Vanstone attacks Abdel-Magied

You’ve got to hand it to Amanda Vanstone: she has the true anti-talent of the political hack. Hired in the endless pursuit of “balance”, she typically uses her column to advance a narrow Liberal Party agenda, her continued presence imposed, one guesses, on op-ed editors by the paper’s right-wing board. This week she’s had a sort of double triumph.

First, because Fairfax is on strike, her column hasn’t been knocked into shape by an overworked sub, so it is visible in its raw state, i.e. mentally disorganised and close to unreadable.

Second, even though Fairfax is now running ads for lost dogs and office party bum photocopies in a desperate attempt to fill space, Vanstone’s Monday column manages to be the worst thing in the paper, a ramble about Yassmin Abdel-Magied.

It’s the usual misconstruction of the debate, eliding the main aim of Abdel-Magied’s persecutors: to have her sacked from public broadcasting and state roles for “unauthorised” opinions about Anzac Day. In doing so, it repeats the usual illiberalism at the heart of Australian liberalism: that free speech is all very well, but there are some things you just don’t say. In the lucid first few paragraphs of the “article”, Vanstone notes:

“[Abdel-Magied’s] experience [on Q&A] might have taught her to be careful. Anyone with a public profile can suffer far more than others when their words are picked up and amplified.

“Anzac Day is one of the moments that bring Australians from all walks of life and all political persuasions together.”

Could someone send this “liberal” an introductory text on liberalism, please? If your idea of a robust public sphere is that people should be “careful” about what they say, then you’ve adopted a totalitarian logic. The whole point of a pluralist public sphere and free speech is that there is nothing that brings everyone together, nothing that is not dissented from, disagreed with or questioned.

[Attack on Yassmin Abdel-Magied is the act of myth-loving, right-wing cowards]

Vanstone’s comments, uninteresting in themselves, serve as a useful sample of “liberal” opinion: that the limits of free speech are set by whiteness, with Anzac Day serving as an acceptable symbol of such (hilariously, Vanstone notes that Abdel-Magied gets sick of being asked where she’s from; then notes “My family name is O’Brien and its origins seem obvious, but my husband’s invites frequent comment. I don’t care.” Another gem of incomprehensibility we would have been deprived of had someone competent been massaging the piece into shape.)

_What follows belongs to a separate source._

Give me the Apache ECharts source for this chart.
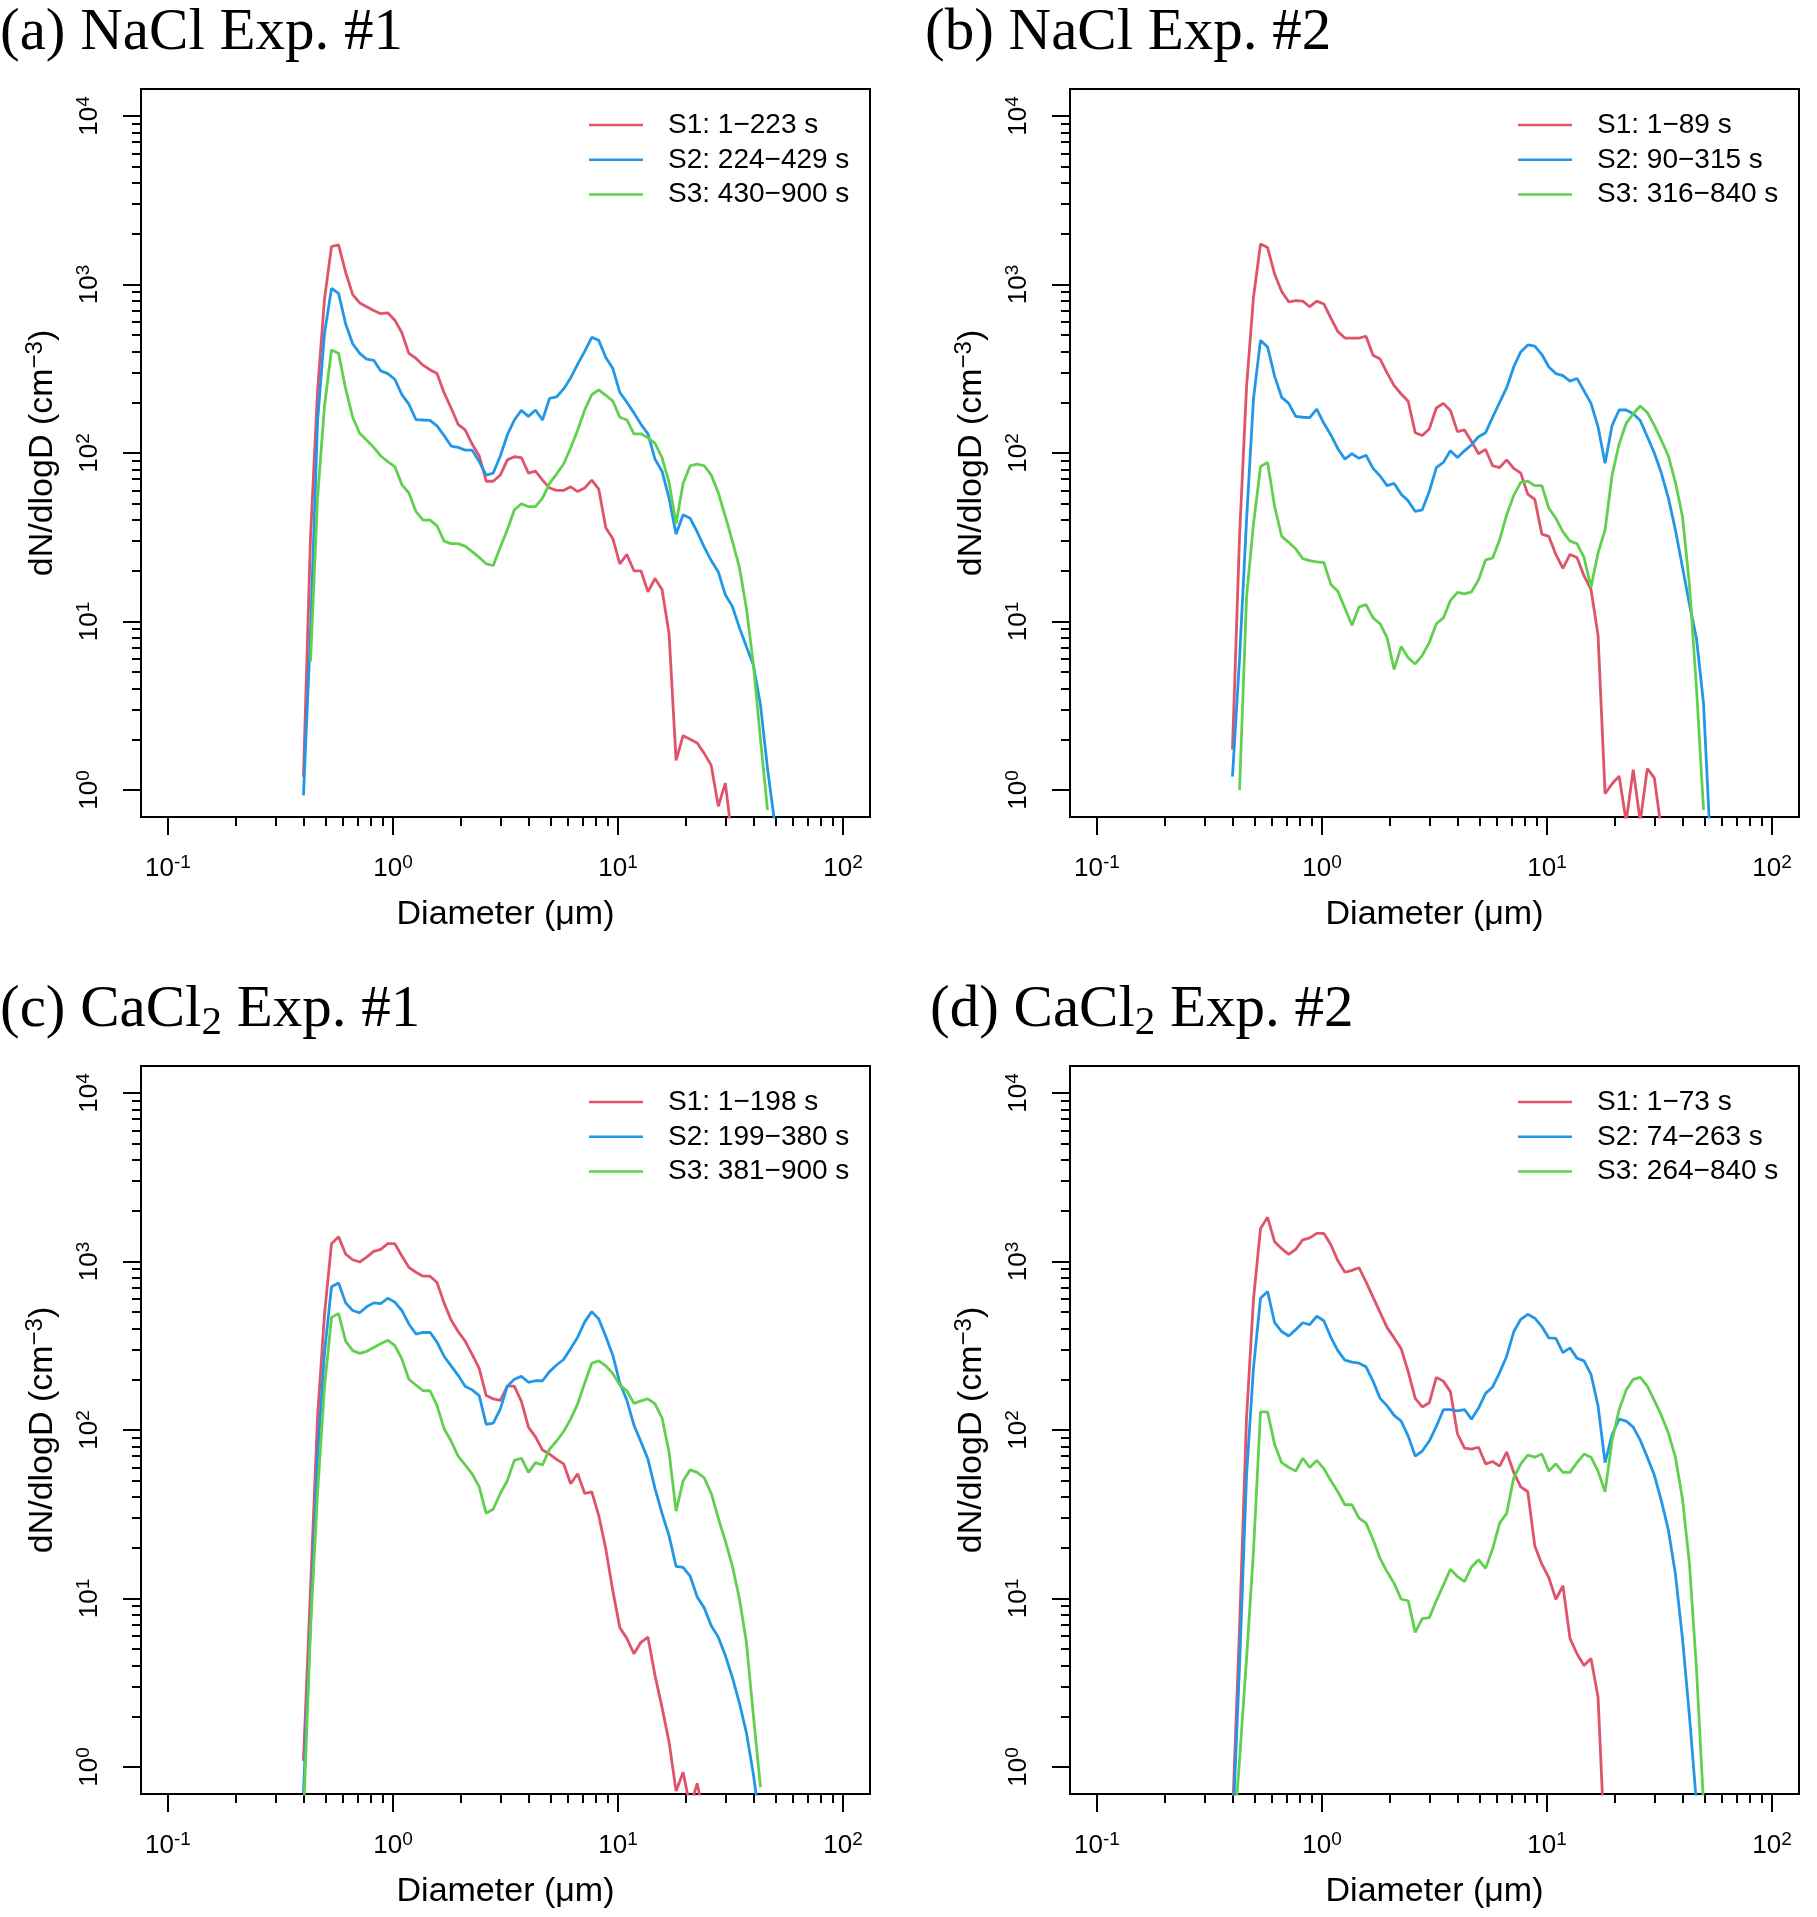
<!DOCTYPE html>
<html>
<head>
<meta charset="utf-8">
<title>Size distributions</title>
<script src="https://cdn.jsdelivr.net/npm/echarts@6/dist/echarts.min.js"></script>
<style>
html, body { margin: 0; padding: 0; background: #fff; }
#main { width: 1817px; height: 1917px; }
</style>
</head>
<body>
<div id="main"></div>
<script>
// bin diameters (um)
var diameters = [0.400, 0.430, 0.462, 0.496, 0.533, 0.573, 0.616, 0.662, 0.711, 0.764,
  0.821, 0.882, 0.948, 1.019, 1.095, 1.176, 1.264, 1.359, 1.460, 1.569,
  1.686, 1.812, 1.947, 2.092, 2.248, 2.416, 2.596, 2.790, 2.998, 3.222,
  3.462, 3.720, 4.000, 4.298, 4.619, 4.963, 5.334, 5.732, 6.159, 6.619,
  7.113, 7.644, 8.214, 8.827, 9.486, 10.19, 10.95, 11.77, 12.65, 13.59,
  14.60, 15.69, 16.86, 18.12, 19.47, 20.92, 22.49, 24.17, 25.97, 27.91,
  29.99, 32.23, 34.63, 37.21, 40.00, 42.98, 46.19, 49.63, 53.34];

// (a) NaCl Exp. #1
var naclExp1S1 = [1.2, 32, 234, 818, 1680, 1720, 1180, 871, 777, 738, 700, 671, 679, 614, 517, 390, 365, 332, 312, 296,
  228, 185, 148, 137, 113, 96, 68, 68, 74, 91, 95, 94, 76, 78, 69, 62, 60, 60, 63, 59,
  62, 69, 61, 36, 31, 22, 25, 20, 20, 15, 18, 15.5, 8.5, 1.5, 2.1, 2.0, 1.9, 1.65, 1.4, 0.8, 1.1, 0.5];
var naclExp1S2 = [0.93, 8.7, 154, 512, 948, 885, 583, 445, 390, 361, 355, 307, 296, 274, 222, 195, 158, 157, 156, 145,
  127, 110, 108, 104, 104, 89, 74, 76, 96, 128, 157, 179, 165, 180, 157, 211, 215, 240, 279, 337,
  401, 486, 466, 369, 317, 229, 200, 173, 148, 130, 92, 78, 54, 33, 43, 41, 34, 27.6, 23, 19.7,
  14.4, 12.3, 9.2, 7.1, 5.5, 3.2, 1.34, 0.65];
var naclExp1S3 = [null, 5.8, 54, 190, 409, 390, 240, 163, 131, 119, 108, 96, 89, 83, 65, 58, 45, 40, 40, 37,
  30, 29, 29, 28, 26, 24, 22, 21.5, 27.6, 35, 46, 50, 48, 48, 54, 66, 75, 86, 107, 137,
  180, 222, 237, 220, 203, 163, 157, 130, 130, 123, 114, 94, 67, 38, 66, 84, 86, 84, 74, 58,
  42, 30, 21, 12, 5.5, 2.0, 0.76];

// (b) NaCl Exp. #2
var naclExp2S1 = [1.74, 32, 247, 840, 1740, 1655, 1150, 908, 789, 801, 797, 738, 797, 766, 631, 526, 481, 481, 481, 493,
  380, 361, 299, 251, 224, 203, 132, 127, 139, 185, 197, 179, 134, 137, 117, 99, 105, 84, 82, 91,
  81, 76, 57, 53, 33, 32, 25, 20.7, 25, 24, 18.7, 15.5, 8.3, 0.95, 1.09, 1.21, 0.65, 1.32, 0.65, 1.34, 1.18, 0.58];
var naclExp2S2 = [1.2, 6, 40, 210, 466, 426, 285, 214, 197, 165, 163, 162, 182, 150, 128, 106, 92, 99, 93, 97,
  81, 73, 64, 66, 57, 52, 45, 46, 59, 82, 88, 103, 94, 103, 112, 125, 132, 163, 200, 244,
  324, 398, 438, 431, 384, 324, 296, 288, 267, 277, 234, 197, 143, 87, 146, 180, 180, 171, 156, 125,
  100, 76, 54, 35, 21, 12.6, 7.9, 3.25, 0.45];
var naclExp2S3 = [null, 1.0, 14, 38, 83, 88, 48, 32, 29.5, 27, 23.6, 23, 22.6, 22.4, 16.6, 15.1, 12, 9.5, 12.2, 12.6,
  10.5, 9.7, 8.0, 5.2, 7.1, 6.1, 5.6, 6.3, 7.5, 9.7, 10.5, 13.3, 14.9, 14.6, 15, 17.7, 23.2, 23.8, 30.6, 43,
  56, 67, 68, 64, 64, 47, 41, 34, 30, 29, 24, 16, 25.5, 35, 74, 113, 150, 171, 190, 174,
  146, 119, 96, 67, 42, 16.4, 4.0, 0.76];

// (c) CaCl2 Exp. #1
var cacl2Exp1S1 = [1.09, 11.4, 119, 486, 1275, 1400, 1107, 1024, 993, 1062, 1148, 1180, 1275, 1275, 1078, 923, 863, 818, 818, 750,
  568, 449, 384, 337, 281, 232, 160, 153, 150, 182, 182, 148, 104, 91, 76, 72, 67, 63, 48, 55,
  42, 43, 31, 19.7, 11.1, 6.7, 5.8, 4.7, 5.5, 5.9, 3.5, 2.26, 1.41, 0.72, 0.93, 0.58, 0.8, 0.5];
var cacl2Exp1S2 = [0.7, 7.1, 70, 288, 708, 745, 568, 512, 496, 539, 568, 562, 605, 574, 512, 426, 371, 379, 380, 332,
  274, 240, 211, 182, 173, 160, 108, 110, 133, 182, 200, 208, 192, 196, 196, 222, 243, 262, 304, 355,
  438, 504, 456, 359, 277, 190, 150, 107, 85, 67, 45, 32, 23.6, 15.5, 15.3, 13.6, 10.2, 8.8, 6.9, 5.9,
  4.6, 3.4, 2.4, 1.6, 0.9, 0.44];
var cacl2Exp1S3 = [0.5, 6.7, 42, 180, 466, 491, 337, 296, 285, 293, 309, 325, 341, 317, 264, 200, 185, 171, 171, 140,
  102, 86, 70, 62, 55, 46, 32, 34, 42, 50, 66, 68, 56, 64, 62, 77, 86, 98, 116, 143,
  190, 249, 257, 240, 216, 185, 171, 144, 149, 153, 143, 118, 74, 33, 50, 58, 56, 52, 42, 30,
  22, 15.6, 10, 5.5, 2.0, 0.76];

// (d) CaCl2 Exp. #2
var cacl2Exp2S1 = [0.5, 6.7, 119, 598, 1571, 1829, 1309, 1191, 1102, 1180, 1343, 1380, 1468, 1468, 1256, 1009, 863, 885, 918, 757,
  615, 499, 405, 352, 304, 222, 154, 137, 145, 205, 195, 169, 95, 78, 77, 79, 63, 65, 61, 74,
  56, 46, 43, 20.5, 16, 13.3, 9.9, 11.9, 5.8, 4.7, 4.0, 4.4, 2.6, 0.3];
var cacl2Exp2S2 = [0.4, 4.0, 54, 234, 605, 664, 433, 384, 361, 394, 433, 422, 473, 445, 355, 296, 260, 253, 249, 237,
  195, 154, 139, 122, 113, 92, 70, 75, 86, 105, 132, 132, 130, 132, 116, 135, 165, 180, 219, 274,
  382, 454, 486, 461, 411, 352, 350, 288, 307, 267, 257, 214, 139, 64, 94, 116, 113, 104, 87, 69,
  54, 38, 25.5, 14, 5.8, 2.0, 0.6];
var cacl2Exp2S3 = [0.3, 1.1, 4.4, 19, 128, 128, 82, 64, 60, 57, 68, 60, 66, 59, 50, 43, 36, 36, 30, 28,
  22.4, 17.3, 14.4, 12.3, 9.9, 9.7, 6.3, 7.6, 7.7, 9.7, 12, 14.9, 13.5, 12.6, 15.4, 17, 15.1, 19.7, 28, 32,
  52, 63, 71, 69, 72, 57, 63, 56, 56, 64, 72, 69, 57, 43, 87, 132, 173, 200, 205, 182,
  150, 122, 96, 69, 39, 16, 3.8, 0.6];

var legendA = ['S1: 1\u2212223 s', 'S2: 224\u2212429 s', 'S3: 430\u2212900 s'];
var legendB = ['S1: 1\u221289 s', 'S2: 90\u2212315 s', 'S3: 316\u2212840 s'];
var legendC = ['S1: 1\u2212198 s', 'S2: 199\u2212380 s', 'S3: 381\u2212900 s'];
var legendD = ['S1: 1\u221273 s', 'S2: 74\u2212263 s', 'S3: 264\u2212840 s'];

// tick exponents (log10)
var xDecades = [-1, 0, 1, 2];
var yDecades = [0, 1, 2, 3, 4];
var minorSteps = [2, 3, 4, 5, 6, 7, 8, 9];

var colors = ['#DF536B', '#2297E6', '#61D04F'];
var sansFont = 'Liberation Sans';
var serifFont = 'Liberation Serif';

var panels = [
  { left: 141, top: 89, titleLeft: 0, title: '{m|(a) NaCl Exp. #1}',
    data: [naclExp1S1, naclExp1S2, naclExp1S3], names: legendA },
  { left: 1070, top: 89, titleLeft: 925, title: '{m|(b) NaCl Exp. #2}',
    data: [naclExp2S1, naclExp2S2, naclExp2S3], names: legendB },
  { left: 141, top: 1066, titleLeft: 0, title: '{m|(c) CaCl}{sub|2}{m| Exp. #1}',
    data: [cacl2Exp1S1, cacl2Exp1S2, cacl2Exp1S3], names: legendC },
  { left: 1070, top: 1066, titleLeft: 930, title: '{m|(d) CaCl}{sub|2}{m| Exp. #2}',
    data: [cacl2Exp2S1, cacl2Exp2S2, cacl2Exp2S3], names: legendD }
];

function minorTicks(decades) {
  var out = [];
  for (var i = 0; i < decades.length - 1; i++) {
    for (var j = 0; j < minorSteps.length; j++) {
      out.push(decades[i] + Math.log10(minorSteps[j]));
    }
  }
  return out;
}

function powLabel(v) {
  return '10{s|' + Math.round(v) + '}';
}

var powRich = {
  s: { fontFamily: sansFont, fontSize: 19, lineHeight: 19, verticalAlign: 'top', color: '#000' }
};

var tickLine = { color: '#000', width: 2 };

var grids = [], xAxes = [], yAxes = [], titles = [], legends = [], series = [];

panels.forEach(function (p, k) {
  grids.push({
    left: p.left, top: p.top, width: 729, height: 728,
    show: true, borderColor: '#000', borderWidth: 2, backgroundColor: 'transparent'
  });

  xAxes.push({
    type: 'value', gridIndex: k, min: -1.12, max: 2.12, position: 'bottom',
    axisLine: { show: false, onZero: false }, splitLine: { show: false },
    axisTick: { show: true, customValues: xDecades, length: 18, lineStyle: tickLine },
    axisLabel: { show: true, customValues: xDecades, margin: 36, fontSize: 26, lineHeight: 32,
      fontFamily: sansFont, color: '#000', formatter: powLabel, rich: powRich },
    name: 'Diameter (\u03bcm)', nameLocation: 'middle', nameGap: 78,
    nameTextStyle: { fontFamily: sansFont, fontSize: 34, lineHeight: 40, color: '#000' }
  });
  xAxes.push({
    type: 'value', gridIndex: k, min: -1.12, max: 2.12, position: 'bottom',
    axisLine: { show: false, onZero: false }, splitLine: { show: false }, axisLabel: { show: false },
    axisTick: { show: true, customValues: minorTicks(xDecades), length: 9, lineStyle: tickLine }
  });

  yAxes.push({
    type: 'value', gridIndex: k, min: -0.16, max: 4.16, position: 'left',
    axisLine: { show: false, onZero: false }, splitLine: { show: false },
    axisTick: { show: true, customValues: yDecades, length: 18, lineStyle: tickLine },
    axisLabel: { show: true, customValues: yDecades, margin: 35, rotate: 90, fontSize: 26, lineHeight: 32,
      fontFamily: sansFont, color: '#000', formatter: powLabel, rich: powRich },
    name: '{n|dN/dlogD (cm}{s|\u22123}{n|)}', nameLocation: 'middle', nameGap: 78,
    nameTextStyle: {
      color: '#000',
      rich: {
        n: { fontFamily: sansFont, fontSize: 34, lineHeight: 40, color: '#000' },
        s: { fontFamily: sansFont, fontSize: 24, lineHeight: 24, verticalAlign: 'top', color: '#000' }
      }
    }
  });
  yAxes.push({
    type: 'value', gridIndex: k, min: -0.16, max: 4.16, position: 'left',
    axisLine: { show: false, onZero: false }, splitLine: { show: false }, axisLabel: { show: false },
    axisTick: { show: true, customValues: minorTicks(yDecades), length: 9, lineStyle: tickLine }
  });

  titles.push({
    text: p.title, left: p.titleLeft, top: p.top - 85, padding: 0,
    textStyle: {
      fontWeight: 'normal', fontFamily: serifFont, fontSize: 59,
      rich: {
        m: { fontFamily: serifFont, fontWeight: 'normal', fontSize: 59, lineHeight: 59, verticalAlign: 'top', color: '#000' },
        sub: { fontFamily: serifFont, fontWeight: 'normal', fontSize: 41, lineHeight: 41, padding: [22, 0, 0, 0], verticalAlign: 'top', color: '#000' }
      }
    }
  });

  legends.push({
    orient: 'vertical', left: p.left + 448, top: p.top + 21, padding: 0,
    icon: 'rect', itemWidth: 54, itemHeight: 2.5, itemGap: 4.8, selectedMode: false,
    textStyle: { fontFamily: sansFont, fontSize: 28, lineHeight: 30, color: '#000', padding: [0, 0, 0, 20] },
    data: p.names
  });

  p.data.forEach(function (vals, s) {
    var pts = [];
    for (var i = 0; i < diameters.length; i++) {
      if (i < vals.length && vals[i] != null) {
        pts.push([Math.log10(diameters[i]), Math.log10(vals[i])]);
      }
    }
    series.push({
      type: 'line', name: p.names[s], xAxisIndex: 2 * k, yAxisIndex: 2 * k,
      data: pts, symbol: 'none', showSymbol: false, clip: true,
      color: colors[s], lineStyle: { color: colors[s], width: 2.8 },
      emphasis: { disabled: true }
    });
  });
});

var myChart = echarts.init(document.getElementById('main'));
var option = {
  animation: false,
  backgroundColor: '#fff',
  title: titles,
  legend: legends,
  grid: grids,
  xAxis: xAxes,
  yAxis: yAxes,
  series: series
};
myChart.setOption(option);
</script>
</body>
</html>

When the “unquestionable” limits of free speech start to be questioned, “national unity” is asserted above liberal values, a good guide to which way the right would turn, will turn, in the future. Like an earthquake revealing a fossil shale, the Fairfax disaster has at least given us this look into the very centre of “liberal” thinking. Vanstone’s ramble gives us a look into the mind of the eastern suburbs of everywhere. Free speech for us, and flog the rest of them. Please publish her unedited, even when the strike is over.